*What you should do*.
Leave out every picture, and retype exactly the lines from the line with "Output the component" through the line with "svg.selectAll('*').remove();", both ends included.
----
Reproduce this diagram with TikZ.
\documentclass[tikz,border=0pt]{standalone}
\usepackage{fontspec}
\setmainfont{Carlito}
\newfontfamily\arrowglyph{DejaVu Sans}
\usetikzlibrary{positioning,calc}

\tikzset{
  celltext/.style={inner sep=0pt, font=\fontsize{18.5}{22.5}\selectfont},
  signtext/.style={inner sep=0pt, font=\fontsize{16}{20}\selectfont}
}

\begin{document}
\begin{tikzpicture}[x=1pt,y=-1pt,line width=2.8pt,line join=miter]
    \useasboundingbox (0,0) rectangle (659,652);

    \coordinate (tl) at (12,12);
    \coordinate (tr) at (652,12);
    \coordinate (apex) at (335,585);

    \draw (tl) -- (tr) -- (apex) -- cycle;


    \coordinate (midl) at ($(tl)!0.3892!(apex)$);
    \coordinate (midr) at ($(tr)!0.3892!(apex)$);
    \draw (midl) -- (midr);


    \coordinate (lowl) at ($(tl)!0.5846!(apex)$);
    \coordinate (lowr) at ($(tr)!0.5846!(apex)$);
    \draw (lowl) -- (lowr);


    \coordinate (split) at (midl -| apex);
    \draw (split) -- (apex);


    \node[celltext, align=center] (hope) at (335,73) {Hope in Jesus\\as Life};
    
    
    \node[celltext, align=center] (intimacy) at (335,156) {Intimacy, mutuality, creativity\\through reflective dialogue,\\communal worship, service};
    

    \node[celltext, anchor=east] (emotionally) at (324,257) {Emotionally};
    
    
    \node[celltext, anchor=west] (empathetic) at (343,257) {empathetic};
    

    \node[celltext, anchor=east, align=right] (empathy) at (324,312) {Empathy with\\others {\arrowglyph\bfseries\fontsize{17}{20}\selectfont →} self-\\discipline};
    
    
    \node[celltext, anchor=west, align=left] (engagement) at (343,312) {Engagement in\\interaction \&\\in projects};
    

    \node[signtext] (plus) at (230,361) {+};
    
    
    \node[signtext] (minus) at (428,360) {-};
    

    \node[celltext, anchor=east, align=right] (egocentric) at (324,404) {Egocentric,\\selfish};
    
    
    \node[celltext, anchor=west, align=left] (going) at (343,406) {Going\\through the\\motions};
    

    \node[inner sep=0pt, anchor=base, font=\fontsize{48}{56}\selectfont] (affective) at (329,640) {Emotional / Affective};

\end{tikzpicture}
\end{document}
----
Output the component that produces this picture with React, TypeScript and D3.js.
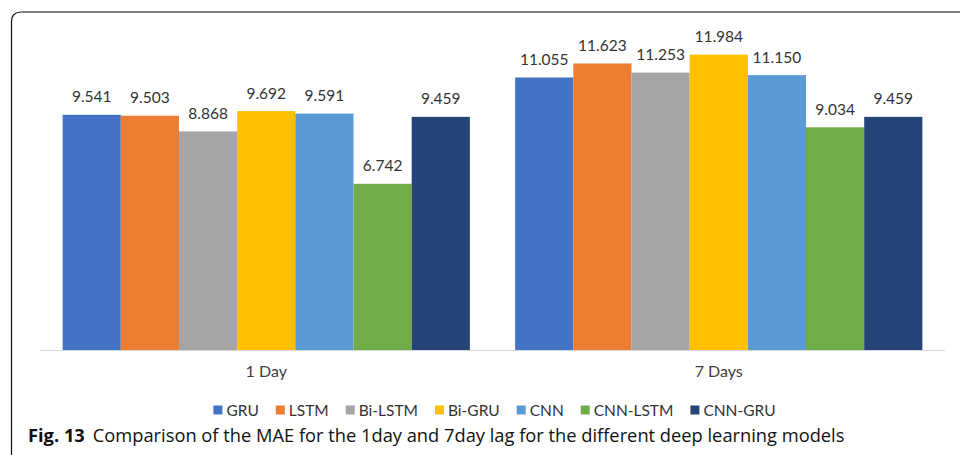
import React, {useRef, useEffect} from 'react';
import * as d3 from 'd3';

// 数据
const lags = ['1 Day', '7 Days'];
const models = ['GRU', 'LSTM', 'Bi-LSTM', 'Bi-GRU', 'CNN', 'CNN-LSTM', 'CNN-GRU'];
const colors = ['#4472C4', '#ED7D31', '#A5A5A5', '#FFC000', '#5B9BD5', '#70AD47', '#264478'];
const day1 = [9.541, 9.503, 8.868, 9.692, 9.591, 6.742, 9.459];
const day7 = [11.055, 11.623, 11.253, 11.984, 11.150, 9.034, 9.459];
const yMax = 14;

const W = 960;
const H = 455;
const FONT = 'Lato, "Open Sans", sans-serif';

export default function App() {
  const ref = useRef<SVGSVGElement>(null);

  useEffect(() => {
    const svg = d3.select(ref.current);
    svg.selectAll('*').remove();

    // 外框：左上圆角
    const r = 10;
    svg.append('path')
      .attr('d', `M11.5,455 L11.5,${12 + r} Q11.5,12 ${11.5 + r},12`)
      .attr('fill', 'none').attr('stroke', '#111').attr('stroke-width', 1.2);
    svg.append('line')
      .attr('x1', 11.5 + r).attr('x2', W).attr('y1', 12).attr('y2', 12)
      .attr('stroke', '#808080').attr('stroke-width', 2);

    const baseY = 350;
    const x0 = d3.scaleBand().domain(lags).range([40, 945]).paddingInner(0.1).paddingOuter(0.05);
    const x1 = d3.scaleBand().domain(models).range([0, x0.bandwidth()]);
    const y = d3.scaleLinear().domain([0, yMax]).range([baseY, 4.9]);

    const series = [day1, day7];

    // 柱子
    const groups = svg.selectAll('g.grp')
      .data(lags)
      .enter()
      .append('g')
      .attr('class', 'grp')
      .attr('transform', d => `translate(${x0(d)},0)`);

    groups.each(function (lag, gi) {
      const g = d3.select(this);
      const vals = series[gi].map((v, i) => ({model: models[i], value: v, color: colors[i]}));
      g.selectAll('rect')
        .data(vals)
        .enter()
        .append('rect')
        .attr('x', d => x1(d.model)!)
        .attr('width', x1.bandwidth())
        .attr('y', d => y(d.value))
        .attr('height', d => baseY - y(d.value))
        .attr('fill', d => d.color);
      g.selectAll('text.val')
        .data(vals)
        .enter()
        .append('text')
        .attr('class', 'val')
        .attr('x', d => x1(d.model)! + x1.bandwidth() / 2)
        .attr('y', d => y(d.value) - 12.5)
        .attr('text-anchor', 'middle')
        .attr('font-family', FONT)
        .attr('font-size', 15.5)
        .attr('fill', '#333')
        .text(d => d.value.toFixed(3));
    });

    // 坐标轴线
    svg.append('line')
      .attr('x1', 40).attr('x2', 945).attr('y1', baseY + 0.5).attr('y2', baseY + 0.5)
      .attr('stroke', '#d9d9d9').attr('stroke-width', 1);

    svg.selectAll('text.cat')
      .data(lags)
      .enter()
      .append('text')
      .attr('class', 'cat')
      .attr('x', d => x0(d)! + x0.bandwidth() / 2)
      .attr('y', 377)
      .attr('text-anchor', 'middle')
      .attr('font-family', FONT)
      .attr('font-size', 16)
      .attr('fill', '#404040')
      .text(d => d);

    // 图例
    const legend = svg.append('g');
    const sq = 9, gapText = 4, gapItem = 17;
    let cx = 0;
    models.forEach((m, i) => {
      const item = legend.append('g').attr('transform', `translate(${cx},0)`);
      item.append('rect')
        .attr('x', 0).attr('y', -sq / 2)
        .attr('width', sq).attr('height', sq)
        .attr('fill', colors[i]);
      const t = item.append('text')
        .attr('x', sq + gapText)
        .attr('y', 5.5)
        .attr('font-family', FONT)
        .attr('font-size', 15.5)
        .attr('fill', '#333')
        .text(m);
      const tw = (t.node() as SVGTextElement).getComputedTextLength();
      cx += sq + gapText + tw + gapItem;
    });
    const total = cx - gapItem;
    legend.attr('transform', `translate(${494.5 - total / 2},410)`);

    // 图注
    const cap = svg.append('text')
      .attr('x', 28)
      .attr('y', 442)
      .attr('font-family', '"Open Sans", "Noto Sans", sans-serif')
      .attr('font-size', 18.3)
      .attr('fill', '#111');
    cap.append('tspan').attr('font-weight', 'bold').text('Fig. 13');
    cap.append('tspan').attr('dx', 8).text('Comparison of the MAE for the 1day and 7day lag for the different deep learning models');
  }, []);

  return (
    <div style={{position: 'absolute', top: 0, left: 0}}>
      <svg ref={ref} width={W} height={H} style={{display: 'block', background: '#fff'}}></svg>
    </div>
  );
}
----
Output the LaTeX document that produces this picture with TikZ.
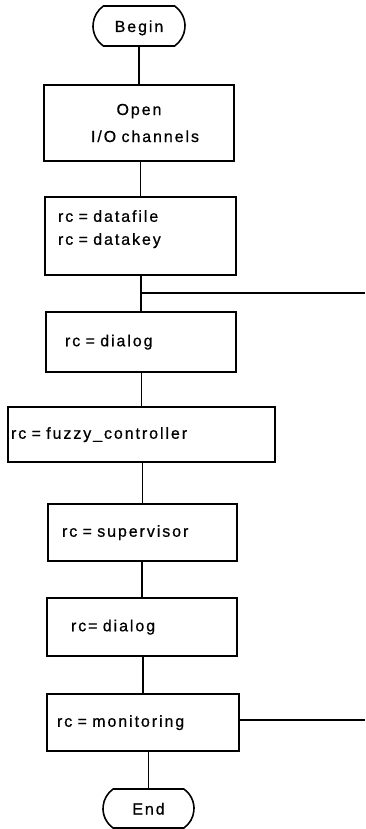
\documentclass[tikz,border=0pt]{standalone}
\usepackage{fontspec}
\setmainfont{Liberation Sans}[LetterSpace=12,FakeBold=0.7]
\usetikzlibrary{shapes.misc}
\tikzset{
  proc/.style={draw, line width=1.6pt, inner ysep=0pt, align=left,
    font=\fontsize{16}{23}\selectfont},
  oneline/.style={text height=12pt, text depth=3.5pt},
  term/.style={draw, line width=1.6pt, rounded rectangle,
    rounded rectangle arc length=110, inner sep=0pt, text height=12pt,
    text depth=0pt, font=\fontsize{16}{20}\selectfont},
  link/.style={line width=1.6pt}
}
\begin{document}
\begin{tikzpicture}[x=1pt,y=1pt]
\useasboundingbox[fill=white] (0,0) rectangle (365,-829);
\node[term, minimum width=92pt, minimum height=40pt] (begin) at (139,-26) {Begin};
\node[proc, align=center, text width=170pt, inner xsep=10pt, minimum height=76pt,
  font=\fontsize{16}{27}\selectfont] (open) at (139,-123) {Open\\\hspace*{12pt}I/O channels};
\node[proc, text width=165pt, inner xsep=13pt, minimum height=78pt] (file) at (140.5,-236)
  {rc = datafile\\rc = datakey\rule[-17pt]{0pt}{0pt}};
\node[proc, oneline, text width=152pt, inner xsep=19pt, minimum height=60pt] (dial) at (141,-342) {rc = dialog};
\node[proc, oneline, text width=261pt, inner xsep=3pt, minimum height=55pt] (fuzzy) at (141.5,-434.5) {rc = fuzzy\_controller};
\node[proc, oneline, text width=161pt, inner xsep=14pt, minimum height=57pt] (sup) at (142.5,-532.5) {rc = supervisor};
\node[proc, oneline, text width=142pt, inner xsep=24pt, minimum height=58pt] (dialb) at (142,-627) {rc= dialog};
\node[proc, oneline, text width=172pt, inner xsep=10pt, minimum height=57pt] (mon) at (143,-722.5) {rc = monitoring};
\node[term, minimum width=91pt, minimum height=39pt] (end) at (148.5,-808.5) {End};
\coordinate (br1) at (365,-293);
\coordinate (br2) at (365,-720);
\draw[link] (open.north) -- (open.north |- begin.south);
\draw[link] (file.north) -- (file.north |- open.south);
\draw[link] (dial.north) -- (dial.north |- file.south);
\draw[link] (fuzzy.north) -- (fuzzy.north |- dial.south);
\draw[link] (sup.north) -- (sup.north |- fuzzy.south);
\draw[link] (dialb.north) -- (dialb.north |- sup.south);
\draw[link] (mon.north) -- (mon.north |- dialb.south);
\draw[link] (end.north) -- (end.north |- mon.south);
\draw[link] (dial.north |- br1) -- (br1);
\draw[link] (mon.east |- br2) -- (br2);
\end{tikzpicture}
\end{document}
----
*Solution to the problem*.
Output the component that produces this picture with React, TypeScript and D3.js.
import React, {useRef, useEffect} from 'react';
import * as d3 from 'd3';

// 数据
const lags = ['1 Day', '7 Days'];
const models = ['GRU', 'LSTM', 'Bi-LSTM', 'Bi-GRU', 'CNN', 'CNN-LSTM', 'CNN-GRU'];
const colors = ['#4472C4', '#ED7D31', '#A5A5A5', '#FFC000', '#5B9BD5', '#70AD47', '#264478'];
const day1 = [9.541, 9.503, 8.868, 9.692, 9.591, 6.742, 9.459];
const day7 = [11.055, 11.623, 11.253, 11.984, 11.150, 9.034, 9.459];
const yMax = 14;

const W = 960;
const H = 455;
const FONT = 'Lato, "Open Sans", sans-serif';

export default function App() {
  const ref = useRef<SVGSVGElement>(null);

  useEffect(() => {
    const svg = d3.select(ref.current);
    svg.selectAll('*').remove();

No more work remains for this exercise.